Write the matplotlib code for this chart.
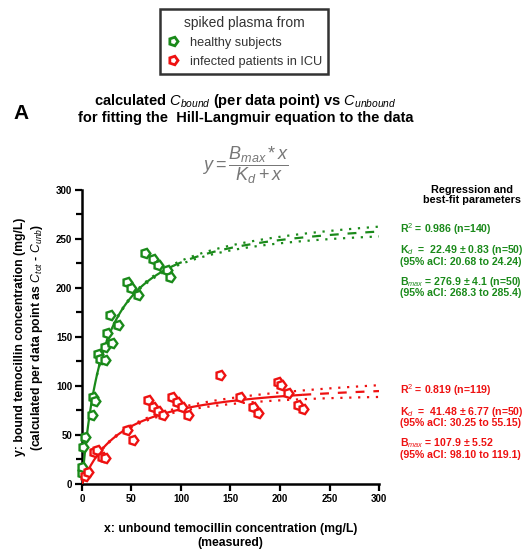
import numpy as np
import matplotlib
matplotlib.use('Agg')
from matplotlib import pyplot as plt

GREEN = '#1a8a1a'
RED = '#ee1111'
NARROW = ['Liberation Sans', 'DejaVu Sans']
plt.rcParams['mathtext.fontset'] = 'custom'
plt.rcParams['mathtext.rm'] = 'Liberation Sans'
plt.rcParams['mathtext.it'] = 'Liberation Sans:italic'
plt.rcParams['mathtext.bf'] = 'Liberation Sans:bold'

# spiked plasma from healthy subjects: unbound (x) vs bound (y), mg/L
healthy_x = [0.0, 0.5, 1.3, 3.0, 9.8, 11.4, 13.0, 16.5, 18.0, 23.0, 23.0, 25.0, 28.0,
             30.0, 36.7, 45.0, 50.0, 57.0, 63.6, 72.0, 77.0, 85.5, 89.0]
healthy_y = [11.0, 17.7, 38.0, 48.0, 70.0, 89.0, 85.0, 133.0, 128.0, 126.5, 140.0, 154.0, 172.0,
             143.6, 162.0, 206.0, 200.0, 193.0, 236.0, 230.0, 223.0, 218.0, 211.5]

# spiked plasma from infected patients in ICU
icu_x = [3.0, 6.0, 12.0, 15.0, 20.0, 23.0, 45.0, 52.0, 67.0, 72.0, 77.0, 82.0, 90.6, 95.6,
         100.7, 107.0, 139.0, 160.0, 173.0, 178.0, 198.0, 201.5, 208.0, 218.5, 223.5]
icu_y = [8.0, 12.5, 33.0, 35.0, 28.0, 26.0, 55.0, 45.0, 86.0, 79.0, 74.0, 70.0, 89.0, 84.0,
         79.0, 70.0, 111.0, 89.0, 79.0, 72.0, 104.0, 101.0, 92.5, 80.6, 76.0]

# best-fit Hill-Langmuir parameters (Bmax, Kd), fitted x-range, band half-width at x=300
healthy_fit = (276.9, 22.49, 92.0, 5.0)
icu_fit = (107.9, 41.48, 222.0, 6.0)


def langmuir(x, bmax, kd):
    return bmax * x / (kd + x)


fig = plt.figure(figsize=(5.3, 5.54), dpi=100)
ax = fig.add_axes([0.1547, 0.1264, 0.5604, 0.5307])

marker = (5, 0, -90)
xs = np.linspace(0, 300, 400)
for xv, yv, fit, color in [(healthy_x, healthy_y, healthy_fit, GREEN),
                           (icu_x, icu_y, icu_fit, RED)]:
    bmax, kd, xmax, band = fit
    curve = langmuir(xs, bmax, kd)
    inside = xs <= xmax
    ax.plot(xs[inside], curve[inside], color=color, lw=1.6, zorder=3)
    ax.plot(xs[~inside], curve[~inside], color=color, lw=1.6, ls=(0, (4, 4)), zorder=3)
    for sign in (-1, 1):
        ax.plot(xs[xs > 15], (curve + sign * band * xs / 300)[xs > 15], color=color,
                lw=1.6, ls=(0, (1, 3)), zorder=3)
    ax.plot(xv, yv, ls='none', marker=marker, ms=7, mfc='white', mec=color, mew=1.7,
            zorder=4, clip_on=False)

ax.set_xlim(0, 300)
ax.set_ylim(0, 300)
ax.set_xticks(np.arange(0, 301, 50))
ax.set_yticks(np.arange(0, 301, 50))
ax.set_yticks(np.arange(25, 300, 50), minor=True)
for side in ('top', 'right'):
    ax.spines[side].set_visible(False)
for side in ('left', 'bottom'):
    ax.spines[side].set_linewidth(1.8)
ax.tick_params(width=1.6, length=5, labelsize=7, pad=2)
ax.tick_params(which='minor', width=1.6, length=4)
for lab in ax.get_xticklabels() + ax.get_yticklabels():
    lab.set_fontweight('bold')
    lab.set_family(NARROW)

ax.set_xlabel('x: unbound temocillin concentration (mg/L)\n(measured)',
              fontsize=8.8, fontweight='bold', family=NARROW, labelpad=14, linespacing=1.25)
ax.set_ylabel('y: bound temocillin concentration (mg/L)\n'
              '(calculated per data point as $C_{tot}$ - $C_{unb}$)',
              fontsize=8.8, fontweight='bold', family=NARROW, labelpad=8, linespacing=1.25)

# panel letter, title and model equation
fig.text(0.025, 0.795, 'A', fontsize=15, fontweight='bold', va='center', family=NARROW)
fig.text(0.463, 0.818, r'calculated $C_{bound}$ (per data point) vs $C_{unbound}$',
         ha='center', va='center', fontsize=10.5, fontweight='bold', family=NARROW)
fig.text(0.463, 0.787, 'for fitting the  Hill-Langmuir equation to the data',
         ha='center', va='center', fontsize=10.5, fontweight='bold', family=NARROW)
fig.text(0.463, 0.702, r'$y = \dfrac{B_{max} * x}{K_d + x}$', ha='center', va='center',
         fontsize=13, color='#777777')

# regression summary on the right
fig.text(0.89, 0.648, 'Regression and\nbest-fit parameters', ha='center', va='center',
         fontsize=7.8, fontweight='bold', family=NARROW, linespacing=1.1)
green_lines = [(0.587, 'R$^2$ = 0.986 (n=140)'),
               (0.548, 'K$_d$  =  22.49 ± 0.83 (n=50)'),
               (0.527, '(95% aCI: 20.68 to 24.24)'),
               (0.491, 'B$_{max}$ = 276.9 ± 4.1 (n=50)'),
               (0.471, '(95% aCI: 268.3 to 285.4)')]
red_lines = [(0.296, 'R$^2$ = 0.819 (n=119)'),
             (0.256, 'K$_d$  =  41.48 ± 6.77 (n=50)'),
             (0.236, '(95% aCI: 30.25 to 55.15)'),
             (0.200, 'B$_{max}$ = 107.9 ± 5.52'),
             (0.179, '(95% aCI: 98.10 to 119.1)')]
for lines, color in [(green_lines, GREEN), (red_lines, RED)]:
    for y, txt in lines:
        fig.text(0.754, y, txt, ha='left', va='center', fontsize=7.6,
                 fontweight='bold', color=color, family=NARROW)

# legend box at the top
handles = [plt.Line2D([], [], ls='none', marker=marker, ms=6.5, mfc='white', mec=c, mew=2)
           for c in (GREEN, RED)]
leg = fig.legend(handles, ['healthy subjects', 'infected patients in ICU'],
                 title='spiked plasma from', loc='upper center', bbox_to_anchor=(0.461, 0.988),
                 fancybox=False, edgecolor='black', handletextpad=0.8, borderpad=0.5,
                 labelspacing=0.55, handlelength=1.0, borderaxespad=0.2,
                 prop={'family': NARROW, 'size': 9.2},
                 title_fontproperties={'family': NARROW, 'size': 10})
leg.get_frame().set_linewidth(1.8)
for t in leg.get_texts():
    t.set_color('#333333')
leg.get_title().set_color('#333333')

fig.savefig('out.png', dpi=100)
|---|
EXERCISE TASK — Set down again, exactly, the lines of the material above from its first line to the one with "zorder=4, clip_on=False)", inclusive. Leave the pictures out.

TASK RESULT —
Write the matplotlib code for this chart.
import numpy as np
import matplotlib
matplotlib.use('Agg')
from matplotlib import pyplot as plt

GREEN = '#1a8a1a'
RED = '#ee1111'
NARROW = ['Liberation Sans', 'DejaVu Sans']
plt.rcParams['mathtext.fontset'] = 'custom'
plt.rcParams['mathtext.rm'] = 'Liberation Sans'
plt.rcParams['mathtext.it'] = 'Liberation Sans:italic'
plt.rcParams['mathtext.bf'] = 'Liberation Sans:bold'

# spiked plasma from healthy subjects: unbound (x) vs bound (y), mg/L
healthy_x = [0.0, 0.5, 1.3, 3.0, 9.8, 11.4, 13.0, 16.5, 18.0, 23.0, 23.0, 25.0, 28.0,
             30.0, 36.7, 45.0, 50.0, 57.0, 63.6, 72.0, 77.0, 85.5, 89.0]
healthy_y = [11.0, 17.7, 38.0, 48.0, 70.0, 89.0, 85.0, 133.0, 128.0, 126.5, 140.0, 154.0, 172.0,
             143.6, 162.0, 206.0, 200.0, 193.0, 236.0, 230.0, 223.0, 218.0, 211.5]

# spiked plasma from infected patients in ICU
icu_x = [3.0, 6.0, 12.0, 15.0, 20.0, 23.0, 45.0, 52.0, 67.0, 72.0, 77.0, 82.0, 90.6, 95.6,
         100.7, 107.0, 139.0, 160.0, 173.0, 178.0, 198.0, 201.5, 208.0, 218.5, 223.5]
icu_y = [8.0, 12.5, 33.0, 35.0, 28.0, 26.0, 55.0, 45.0, 86.0, 79.0, 74.0, 70.0, 89.0, 84.0,
         79.0, 70.0, 111.0, 89.0, 79.0, 72.0, 104.0, 101.0, 92.5, 80.6, 76.0]

# best-fit Hill-Langmuir parameters (Bmax, Kd), fitted x-range, band half-width at x=300
healthy_fit = (276.9, 22.49, 92.0, 5.0)
icu_fit = (107.9, 41.48, 222.0, 6.0)


def langmuir(x, bmax, kd):
    return bmax * x / (kd + x)


fig = plt.figure(figsize=(5.3, 5.54), dpi=100)
ax = fig.add_axes([0.1547, 0.1264, 0.5604, 0.5307])

marker = (5, 0, -90)
xs = np.linspace(0, 300, 400)
for xv, yv, fit, color in [(healthy_x, healthy_y, healthy_fit, GREEN),
                           (icu_x, icu_y, icu_fit, RED)]:
    bmax, kd, xmax, band = fit
    curve = langmuir(xs, bmax, kd)
    inside = xs <= xmax
    ax.plot(xs[inside], curve[inside], color=color, lw=1.6, zorder=3)
    ax.plot(xs[~inside], curve[~inside], color=color, lw=1.6, ls=(0, (4, 4)), zorder=3)
    for sign in (-1, 1):
        ax.plot(xs[xs > 15], (curve + sign * band * xs / 300)[xs > 15], color=color,
                lw=1.6, ls=(0, (1, 3)), zorder=3)
    ax.plot(xv, yv, ls='none', marker=marker, ms=7, mfc='white', mec=color, mew=1.7,
            zorder=4, clip_on=False)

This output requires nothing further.